Bacurau, c’est un petit village perdu dans le Sertão brésilien. Carmelita, la doyenne du village, vient de mourir. Après l’enterrement, la vie reprend son cours, mais très vite, les villageois remarquent que leur village ne figure plus sur aucune carte du pays. Si on ajoute à cela, qu’un matin, le camion-citerne qui ravitaille le village comme il peut en eau potable a été criblé de balles, les habitants commencent à se demander ce qu’il se passe…
Terrible et terrifiant, voilà entre autres deux mots qui me viennent en tête quand je repense à « Bacurau« . Terrible, parce que ce que nous racontent les deux réalisateurs et surtout la façon dont ils nous racontent cette histoire, est assez folle. « Bacurau« , c’est un film qui prend son temps pour construire un contexte, et pour nous inquiéter finalement. Une pression s’installe au fur et à mesure de cette histoire et plus l’intrigue avance, plus elle évolue et plus le film se fait oppressant, ce qui est très loin de déplaire.
Du point de vue de la mise en scène, Kleber Mendonça Filho et Juliano Dornelles ont voulu un film dantesque qui, visuellement, en envoie. Usant de plans larges, pour finalement enfermer ce petit village, perdu au milieu de ces grands espaces, le dépaysement est totalement réussi. Si certains pourront peut-être y trouver des longueurs, (ce qui ne fut pas mon cas), on ne peut nier que tout est fait pour nous embarquer, et surtout nous isoler au plus près de ces villageois. On notera aussi que les deux réalisateurs ont tenu à livrer un film le plus réaliste possible, et ça, même quand il tombe dans la violence. Images fortes et surprenantes à plus d’un instant.
Pour en revenir à ce que je disais plus haut, le deuxième mot qui me vient, c’est terrifiant, car ce que nous raconte le duo brésilien l’est complétement. Film politique, ce que nous raconte « Bacurau » est l’une des pires dérives qu’une société peut engendrer. Jamais gratuit, tout le temps dans la réflexion, riche d’un scénario calibré et qui s’aventure sur plusieurs sentiers, « Bacurau » se fait saisissant au fur et à mesure que son intrigue dévoile son horreur (des hommes chassant des hommes pour leur bon plaisir). Pour détendre l’atmosphère, les deux cinéastes ont l’intelligence d’offrir des moments plus légers, plus comiques, ou plus tendres aussi, mais c’est reculer pour mieux sauter, puisque ce scénario n’oublie jamais ce qu’il veut raconter et dénoncer et tôt ou tard, il y revient.

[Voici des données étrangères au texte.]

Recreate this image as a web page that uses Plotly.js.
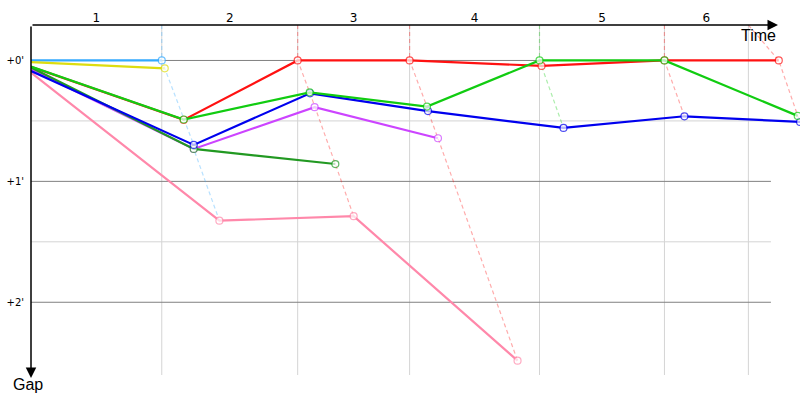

Emporté donc par un casting incroyable peuplé de connus (Sonia Braga, Udo Kier) et de têtes qu’on découvre (Barbara Colen, Thomas Aquinos, Silvero Pereira, pour ne citer qu’eux), ce premier film réalisé par le duo Kleber Mendonça Filho et Juliano Dornelles est une jolie claque. Violent, pessimiste, terrifiant et sombre, « Bacurau » mérite amplement son prix du Jury et il n’est pas près de quitter nos esprits.